UNITED STATES
SECURITIES AND EXCHANGE COMMISSION
Washington, D.C. 20549
FORM 8-K
CURRENT REPORT
Pursuant to Section 13 or 15(d) of the Securities Exchange Act of 1934
Date of Report (Date of earliest event reported) | April 8, 2009 |
La Cortez Energy, Inc.
(Exact name of registrant as specified in its charter)
Nevada | 333-138465 | 20-5157768 |
(State or other jurisdiction | (Commission | (IRS Employer |
of incorporation) | File Number) | Identification No.) |
Calle 67 #7-35 Oficina 409, Bogota, Colombia | ||
(Address of principal executive offices) | (Zip Code) |
(941) 870-5433
(Registrant’s telephone number, including area code)
(Former name or former address, if changed since last report)
Check the appropriate box below if the Form 8-K filing is intended to simultaneously satisfy the filing obligation of the registrant under any of the following provisions (see General Instruction A.2. below):
o Written communications pursuant to Rule 425 under the Securities Act (17 CFR 230.425)
o Soliciting material pursuant to Rule 14a-12 under the Exchange Act (17 CFR 240.14a-12)
o Pre-commencement communications pursuant to Rule 14d-2(b) under the Exchange Act (17 CFR 240.14d-2(b))
o Pre-commencement communications pursuant to Rule 13e-4(c) under the Exchange Act (17 CFR 240.13e-4(c))

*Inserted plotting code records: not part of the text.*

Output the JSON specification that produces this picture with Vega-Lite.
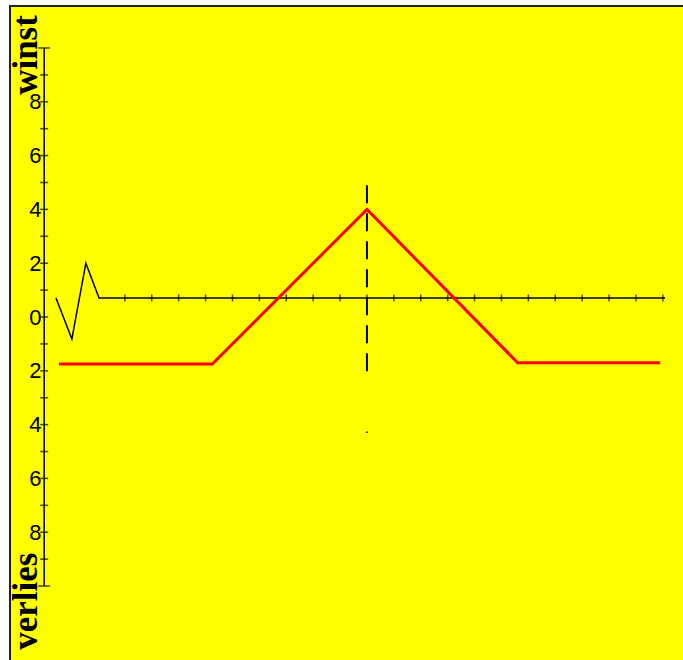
{
  "$schema": "https://vega.github.io/schema/vega-lite/v6.json",
  "width": 676,
  "height": 657,
  "autosize": {"type": "none"},
  "padding": {"left": 10, "top": 6, "right": -3, "bottom": -3},
  "background": "white",
  "config": {
    "view": {"fill": "#ffff00", "stroke": "#222222", "strokeWidth": 2}
  },
  "datasets": {
    "red": [
      {"x": -11.45, "y": -1.75},
      {"x": -5.75, "y": -1.75},
      {"x": 0, "y": 4},
      {"x": 5.6, "y": -1.7},
      {"x": 10.9, "y": -1.7}
    ],
    "axisline": [
      {"x": -11.56, "y": 0.71},
      {"x": -10.97, "y": -0.82},
      {"x": -10.45, "y": 2.0},
      {"x": -9.96, "y": 0.71},
      {"x": 11.08, "y": 0.71}
    ],
    "xticks": [
      {"x": -9, "y": 0.71}, {"x": -8, "y": 0.71}, {"x": -7, "y": 0.71}, {"x": -6, "y": 0.71},
      {"x": -5, "y": 0.71}, {"x": -4, "y": 0.71}, {"x": -3, "y": 0.71}, {"x": -2, "y": 0.71},
      {"x": -1, "y": 0.71}, {"x": 0, "y": 0.71}, {"x": 1, "y": 0.71}, {"x": 2, "y": 0.71},
      {"x": 3, "y": 0.71}, {"x": 4, "y": 0.71}, {"x": 5, "y": 0.71}, {"x": 6, "y": 0.71},
      {"x": 7, "y": 0.71}, {"x": 8, "y": 0.71}, {"x": 9, "y": 0.71}, {"x": 10, "y": 0.71},
      {"x": 11, "y": 0.71}
    ],
    "yticks": [
      {"x": -12, "y": -9}, {"x": -12, "y": -8}, {"x": -12, "y": -7}, {"x": -12, "y": -6},
      {"x": -12, "y": -5}, {"x": -12, "y": -4}, {"x": -12, "y": -3}, {"x": -12, "y": -2},
      {"x": -12, "y": -1}, {"x": -12, "y": 0}, {"x": -12, "y": 1}, {"x": -12, "y": 2},
      {"x": -12, "y": 3}, {"x": -12, "y": 4}, {"x": -12, "y": 5}, {"x": -12, "y": 6},
      {"x": -12, "y": 7}, {"x": -12, "y": 8}, {"x": -12, "y": 9}
    ],
    "caps": [{"x": -12, "y": -10}, {"x": -12, "y": 10}],
    "yline": [{"x": -12, "y": -10, "y2": 10}],
    "vline": [{"x": 0, "y": 4.9, "y2": -2.34}],
    "dot": [{"x": 0, "y": -4.28}],
    "labels": [
      {"x": -12.68, "y": 9.74, "t": "winst"},
      {"x": -12.68, "y": -10.56, "t": "verlies"}
    ]
  },
  "layer": [
    {
      "data": {"name": "yline"},
      "mark": {"type": "rule", "color": "black", "strokeWidth": 1.5},
      "encoding": {
        "x": {"field": "x", "type": "quantitative", "scale": {"domain": [-13.27, 11.86], "nice": false, "zero": false}, "axis": null},
        "y": {"field": "y", "type": "quantitative", "scale": {"domain": [-12.86, 11.56], "nice": false, "zero": false},
          "axis": {"orient": "left", "offset": -36, "values": [-8, -6, -4, -2, 0, 2, 4, 6, 8], "domain": false, "ticks": false, "grid": false,
            "labelExpr": "abs(datum.value)", "labelFont": "Liberation Sans", "labelFontSize": 22, "labelColor": "black", "labelPadding": 5, "title": null}},
        "y2": {"field": "y2"}
      }
    },
    {
      "data": {"name": "yticks"},
      "mark": {"type": "tick", "orient": "horizontal", "color": "black", "size": 8, "thickness": 1.5},
      "encoding": {
        "x": {"field": "x", "type": "quantitative"},
        "y": {"field": "y", "type": "quantitative"}
      }
    },
    {
      "data": {"name": "caps"},
      "mark": {"type": "tick", "orient": "horizontal", "color": "black", "size": 12, "thickness": 1.5},
      "encoding": {
        "x": {"field": "x", "type": "quantitative"},
        "y": {"field": "y", "type": "quantitative"}
      }
    },
    {
      "data": {"name": "axisline"},
      "mark": {"type": "line", "color": "black", "strokeWidth": 1.5},
      "encoding": {
        "x": {"field": "x", "type": "quantitative"},
        "y": {"field": "y", "type": "quantitative"}
      }
    },
    {
      "data": {"name": "xticks"},
      "mark": {"type": "tick", "orient": "vertical", "color": "black", "size": 7, "thickness": 1.5},
      "encoding": {
        "x": {"field": "x", "type": "quantitative"},
        "y": {"field": "y", "type": "quantitative"}
      }
    },
    {
      "data": {"name": "vline"},
      "mark": {"type": "rule", "color": "black", "strokeWidth": 2, "strokeDash": [18, 10]},
      "encoding": {
        "x": {"field": "x", "type": "quantitative"},
        "y": {"field": "y", "type": "quantitative"},
        "y2": {"field": "y2"}
      }
    },
    {
      "data": {"name": "dot"},
      "mark": {"type": "point", "filled": true, "color": "black", "size": 3, "opacity": 1},
      "encoding": {
        "x": {"field": "x", "type": "quantitative"},
        "y": {"field": "y", "type": "quantitative"}
      }
    },
    {
      "data": {"name": "red"},
      "mark": {"type": "line", "color": "#ff0000", "strokeWidth": 3},
      "encoding": {
        "x": {"field": "x", "type": "quantitative"},
        "y": {"field": "y", "type": "quantitative"}
      }
    },
    {
      "data": {"name": "labels"},
      "mark": {"type": "text", "angle": 270, "align": "center", "baseline": "middle", "font": "Liberation Serif", "fontWeight": "bold", "fontSize": 35, "color": "black"},
      "encoding": {
        "x": {"field": "x", "type": "quantitative"},
        "y": {"field": "y", "type": "quantitative"},
        "text": {"field": "t"}
      }
    }
  ]
}
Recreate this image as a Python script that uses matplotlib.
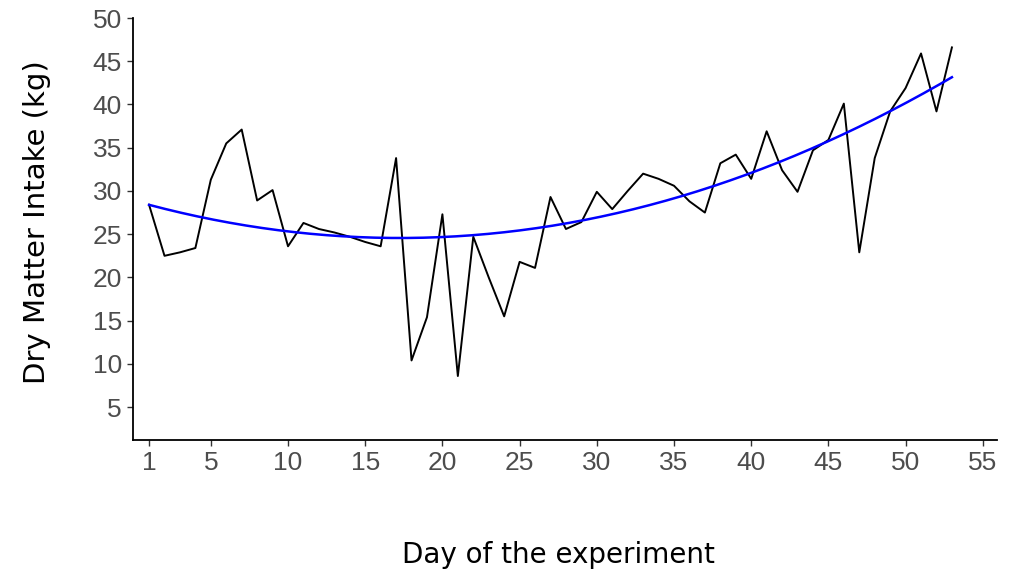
import numpy as np
import matplotlib
matplotlib.use("Agg")
import matplotlib.pyplot as plt

days = list(range(1, 54))
dmi = [28.4, 22.5, 22.9, 23.4, 31.3, 35.5, 37.1, 28.9, 30.1, 23.6,
       26.3, 25.6, 25.2, 24.7, 24.1, 23.6, 33.8, 10.4, 15.4, 27.3,
       8.6, 24.7, 20.0, 15.5, 21.8, 21.1, 29.3, 25.6, 26.4, 29.9,
       27.9, 30.0, 32.0, 31.4, 30.6, 28.8, 27.5, 33.2, 34.2, 31.4,
       36.9, 32.4, 29.9, 34.7, 35.9, 40.1, 22.9, 33.8, 39.2, 41.9,
       45.9, 39.2, 46.6]
# quadratic trend line at selected days
trend_days = [1, 5, 10, 15, 18, 20, 25, 30, 35, 40, 45, 50, 53]
trend_vals = [28.4, 26.8, 25.3, 24.6, 24.5, 24.6, 25.4, 27.2, 29.2, 31.85, 35.7, 40.5, 42.95]
xticks = [1, 5, 10, 15, 20, 25, 30, 35, 40, 45, 50, 55]
yticks = [5, 10, 15, 20, 25, 30, 35, 40, 45, 50]

x = np.array(days, dtype=float)
y = np.array(dmi)
coef = np.polyfit(trend_days, trend_vals, 2)
xs = np.linspace(min(trend_days), max(trend_days), 200)
ys = np.polyval(coef, xs)

W, H = 1012, 573
L, R, T, B = 133, 997, 18, 440
fig = plt.figure(figsize=(W / 100, H / 100), dpi=100)
ax = fig.add_axes([L / W, 1 - B / H, (R - L) / W, (B - T) / H])
ax.plot(x, y, color="black", lw=1.4)
ax.plot(xs, ys, color="#0000FF", lw=1.8)

ax.set_xlim(-0.04, 55.92)
ax.set_ylim(1.2, 50.0)
ax.set_xticks(xticks)
ax.set_yticks(yticks)
for s in ["top", "right"]:
    ax.spines[s].set_visible(False)
for s in ["left", "bottom"]:
    ax.spines[s].set_linewidth(1.3)
    ax.spines[s].set_color("black")
ax.tick_params(axis="both", direction="out", length=4, width=1.0, color="#333333",
               labelsize=19, labelcolor="#4D4D4D", pad=4)
for lab in ax.get_xticklabels() + ax.get_yticklabels():
    lab.set_fontfamily("Liberation Sans")

ax.set_xlabel("Day of the experiment", fontsize=20, fontfamily="DejaVu Sans")
ax.set_ylabel("Dry Matter Intake (kg)", fontsize=21, fontfamily="DejaVu Sans")
ax.xaxis.label.set_va("center")
ax.yaxis.label.set_va("center")
ax.xaxis.set_label_coords((558 - L) / (R - L), -(555 - B) / (B - T))
ax.yaxis.set_label_coords(-(L - 37) / (R - L), (B - 222) / (B - T))

fig.savefig("out.png", dpi=100)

Item 4.02 | Non-Reliance on Previously Issued Financial Statements or a Related Audit Report or Completed Interim Review |
On April 8, 2009, our audit committee concluded, upon the advice of management, that our previously issued consolidated financial statements for each of the year-to-date periods ended March 31, 2008, June 30, 2008 and September 30, 2008 (the “Restatement Periods”) presented in our Forms 10-Q filed with the Securities and Exchange Commission on May 15, 2008, August 14, 2008 and November 14, 2008, respectively, will require restatement and should no longer be relied on.
We made this determination after management reconsidered the valuation of 1,000,000 shares (restated for 5:1 forward stock split) of our common stock we issued to a consultant on February 7, 2008 at an original valuation of $0.01 per share (post-5:1 forward stock split), in exchange for services. Upon review and consideration of the requirements of EITF 96-18 regarding the valuation of this stock, management has concluded that the shares issued to the consultant should have been valued at $1.00 per share (post-5:1 forward stock split) based on the $1.00 per share stock price we received in our private placement that closed on March 14, 2008. The Company’s financial statements for the Restatement Periods will be restated to recognize additional non-cash expense in the amount of $990,000 in each of the Restatement Periods.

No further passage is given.